— START —

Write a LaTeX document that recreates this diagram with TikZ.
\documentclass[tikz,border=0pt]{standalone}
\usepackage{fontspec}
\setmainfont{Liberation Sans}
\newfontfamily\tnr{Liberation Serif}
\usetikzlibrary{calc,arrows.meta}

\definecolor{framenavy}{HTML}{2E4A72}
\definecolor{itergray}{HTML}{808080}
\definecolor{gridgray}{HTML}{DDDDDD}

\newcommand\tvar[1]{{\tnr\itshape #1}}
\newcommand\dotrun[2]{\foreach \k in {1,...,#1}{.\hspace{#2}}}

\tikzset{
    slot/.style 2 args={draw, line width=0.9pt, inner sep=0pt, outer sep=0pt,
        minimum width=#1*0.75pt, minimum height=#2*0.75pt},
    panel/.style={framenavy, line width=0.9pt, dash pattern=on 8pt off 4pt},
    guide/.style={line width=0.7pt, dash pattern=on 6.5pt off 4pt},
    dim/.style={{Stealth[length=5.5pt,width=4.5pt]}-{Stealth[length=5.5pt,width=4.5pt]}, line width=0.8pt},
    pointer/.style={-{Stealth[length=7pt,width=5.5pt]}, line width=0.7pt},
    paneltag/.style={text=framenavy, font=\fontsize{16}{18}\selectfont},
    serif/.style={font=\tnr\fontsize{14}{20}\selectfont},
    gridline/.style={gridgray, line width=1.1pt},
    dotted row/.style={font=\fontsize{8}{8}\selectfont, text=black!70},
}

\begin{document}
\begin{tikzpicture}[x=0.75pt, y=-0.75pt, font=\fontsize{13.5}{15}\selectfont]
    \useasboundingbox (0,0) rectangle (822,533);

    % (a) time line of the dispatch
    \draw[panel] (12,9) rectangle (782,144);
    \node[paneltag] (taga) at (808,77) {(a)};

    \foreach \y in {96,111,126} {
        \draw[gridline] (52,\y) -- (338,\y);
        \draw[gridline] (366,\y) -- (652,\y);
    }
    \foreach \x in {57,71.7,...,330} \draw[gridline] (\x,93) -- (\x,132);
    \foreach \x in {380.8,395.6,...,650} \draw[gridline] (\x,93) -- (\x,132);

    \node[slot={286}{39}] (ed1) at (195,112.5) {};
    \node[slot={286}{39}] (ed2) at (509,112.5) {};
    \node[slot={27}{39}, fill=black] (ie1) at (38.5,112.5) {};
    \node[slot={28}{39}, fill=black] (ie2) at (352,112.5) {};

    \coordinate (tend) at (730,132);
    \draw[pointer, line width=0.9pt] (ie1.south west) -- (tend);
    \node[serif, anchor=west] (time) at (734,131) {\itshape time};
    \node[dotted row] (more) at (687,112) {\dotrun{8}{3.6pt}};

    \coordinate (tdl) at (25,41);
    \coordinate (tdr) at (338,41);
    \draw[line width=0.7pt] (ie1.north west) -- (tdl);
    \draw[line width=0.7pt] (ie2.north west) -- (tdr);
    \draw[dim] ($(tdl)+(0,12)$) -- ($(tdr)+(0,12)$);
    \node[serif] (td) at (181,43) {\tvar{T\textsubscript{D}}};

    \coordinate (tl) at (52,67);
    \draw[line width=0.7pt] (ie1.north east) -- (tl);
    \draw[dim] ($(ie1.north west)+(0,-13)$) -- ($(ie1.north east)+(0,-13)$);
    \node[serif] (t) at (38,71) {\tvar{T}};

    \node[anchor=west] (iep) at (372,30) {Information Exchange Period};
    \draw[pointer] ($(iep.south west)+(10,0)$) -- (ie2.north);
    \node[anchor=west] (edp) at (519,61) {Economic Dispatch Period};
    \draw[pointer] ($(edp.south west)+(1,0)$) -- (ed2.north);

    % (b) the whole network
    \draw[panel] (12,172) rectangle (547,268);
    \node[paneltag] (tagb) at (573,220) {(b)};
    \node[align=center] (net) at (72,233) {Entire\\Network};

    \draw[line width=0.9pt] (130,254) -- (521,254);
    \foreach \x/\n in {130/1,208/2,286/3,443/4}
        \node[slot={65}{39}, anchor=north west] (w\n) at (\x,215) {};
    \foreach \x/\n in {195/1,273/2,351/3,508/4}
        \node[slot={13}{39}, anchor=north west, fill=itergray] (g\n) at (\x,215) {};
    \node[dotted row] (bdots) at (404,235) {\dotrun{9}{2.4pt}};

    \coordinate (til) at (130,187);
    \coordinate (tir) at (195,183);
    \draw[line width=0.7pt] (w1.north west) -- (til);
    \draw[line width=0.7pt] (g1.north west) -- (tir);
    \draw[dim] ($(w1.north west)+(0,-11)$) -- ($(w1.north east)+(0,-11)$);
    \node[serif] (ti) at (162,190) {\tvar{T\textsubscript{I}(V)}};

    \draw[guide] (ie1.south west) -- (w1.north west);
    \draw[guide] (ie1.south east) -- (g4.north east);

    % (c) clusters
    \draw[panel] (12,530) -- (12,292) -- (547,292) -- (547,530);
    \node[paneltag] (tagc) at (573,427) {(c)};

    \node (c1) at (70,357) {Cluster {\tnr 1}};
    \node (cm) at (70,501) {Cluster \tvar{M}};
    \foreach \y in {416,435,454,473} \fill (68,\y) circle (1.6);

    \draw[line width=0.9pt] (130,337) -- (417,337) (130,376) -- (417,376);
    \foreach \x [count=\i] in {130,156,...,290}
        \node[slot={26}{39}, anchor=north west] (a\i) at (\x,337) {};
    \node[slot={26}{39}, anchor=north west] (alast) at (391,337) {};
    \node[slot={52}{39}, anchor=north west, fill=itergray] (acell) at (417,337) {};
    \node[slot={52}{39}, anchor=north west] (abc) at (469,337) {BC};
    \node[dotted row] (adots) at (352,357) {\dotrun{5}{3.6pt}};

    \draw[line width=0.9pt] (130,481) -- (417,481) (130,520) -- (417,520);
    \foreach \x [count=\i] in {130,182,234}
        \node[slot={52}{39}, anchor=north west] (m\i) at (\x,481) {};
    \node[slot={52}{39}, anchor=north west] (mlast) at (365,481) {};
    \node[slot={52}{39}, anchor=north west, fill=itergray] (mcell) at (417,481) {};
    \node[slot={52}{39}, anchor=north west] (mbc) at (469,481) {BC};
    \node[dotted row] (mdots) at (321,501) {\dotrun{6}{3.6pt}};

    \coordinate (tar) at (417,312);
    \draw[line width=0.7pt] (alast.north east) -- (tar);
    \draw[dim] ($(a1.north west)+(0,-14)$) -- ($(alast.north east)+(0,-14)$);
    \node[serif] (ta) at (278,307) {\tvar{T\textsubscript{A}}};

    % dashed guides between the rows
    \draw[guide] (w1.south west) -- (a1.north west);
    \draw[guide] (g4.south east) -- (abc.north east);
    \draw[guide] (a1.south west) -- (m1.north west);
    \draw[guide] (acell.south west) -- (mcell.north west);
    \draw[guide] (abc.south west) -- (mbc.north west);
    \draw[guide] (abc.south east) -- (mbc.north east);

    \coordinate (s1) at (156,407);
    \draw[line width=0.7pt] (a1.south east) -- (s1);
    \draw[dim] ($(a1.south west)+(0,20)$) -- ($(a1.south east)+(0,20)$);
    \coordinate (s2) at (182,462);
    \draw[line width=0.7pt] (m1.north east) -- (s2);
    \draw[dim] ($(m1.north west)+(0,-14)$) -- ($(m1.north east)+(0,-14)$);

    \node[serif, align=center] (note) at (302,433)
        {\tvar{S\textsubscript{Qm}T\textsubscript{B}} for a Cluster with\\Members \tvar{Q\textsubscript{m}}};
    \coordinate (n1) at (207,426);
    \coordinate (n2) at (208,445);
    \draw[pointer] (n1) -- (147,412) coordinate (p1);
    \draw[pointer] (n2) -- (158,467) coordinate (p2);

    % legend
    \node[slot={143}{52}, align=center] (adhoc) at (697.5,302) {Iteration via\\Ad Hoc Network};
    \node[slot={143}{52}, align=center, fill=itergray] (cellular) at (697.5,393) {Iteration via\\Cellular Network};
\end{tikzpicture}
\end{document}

— END —

- _TO DO_:
Verbatim output is expected for the lines from the start of the data to the line in which "fill=black] (ie2) at" appears, both included.

- _OUTPUT FOR THIS TASK_:
Write a LaTeX document that recreates this diagram with TikZ.
\documentclass[tikz,border=0pt]{standalone}
\usepackage{fontspec}
\setmainfont{Liberation Sans}
\newfontfamily\tnr{Liberation Serif}
\usetikzlibrary{calc,arrows.meta}

\definecolor{framenavy}{HTML}{2E4A72}
\definecolor{itergray}{HTML}{808080}
\definecolor{gridgray}{HTML}{DDDDDD}

\newcommand\tvar[1]{{\tnr\itshape #1}}
\newcommand\dotrun[2]{\foreach \k in {1,...,#1}{.\hspace{#2}}}

\tikzset{
    slot/.style 2 args={draw, line width=0.9pt, inner sep=0pt, outer sep=0pt,
        minimum width=#1*0.75pt, minimum height=#2*0.75pt},
    panel/.style={framenavy, line width=0.9pt, dash pattern=on 8pt off 4pt},
    guide/.style={line width=0.7pt, dash pattern=on 6.5pt off 4pt},
    dim/.style={{Stealth[length=5.5pt,width=4.5pt]}-{Stealth[length=5.5pt,width=4.5pt]}, line width=0.8pt},
    pointer/.style={-{Stealth[length=7pt,width=5.5pt]}, line width=0.7pt},
    paneltag/.style={text=framenavy, font=\fontsize{16}{18}\selectfont},
    serif/.style={font=\tnr\fontsize{14}{20}\selectfont},
    gridline/.style={gridgray, line width=1.1pt},
    dotted row/.style={font=\fontsize{8}{8}\selectfont, text=black!70},
}

\begin{document}
\begin{tikzpicture}[x=0.75pt, y=-0.75pt, font=\fontsize{13.5}{15}\selectfont]
    \useasboundingbox (0,0) rectangle (822,533);

    % (a) time line of the dispatch
    \draw[panel] (12,9) rectangle (782,144);
    \node[paneltag] (taga) at (808,77) {(a)};

    \foreach \y in {96,111,126} {
        \draw[gridline] (52,\y) -- (338,\y);
        \draw[gridline] (366,\y) -- (652,\y);
    }
    \foreach \x in {57,71.7,...,330} \draw[gridline] (\x,93) -- (\x,132);
    \foreach \x in {380.8,395.6,...,650} \draw[gridline] (\x,93) -- (\x,132);

    \node[slot={286}{39}] (ed1) at (195,112.5) {};
    \node[slot={286}{39}] (ed2) at (509,112.5) {};
    \node[slot={27}{39}, fill=black] (ie1) at (38.5,112.5) {};
    \node[slot={28}{39}, fill=black] (ie2) at (352,112.5) {};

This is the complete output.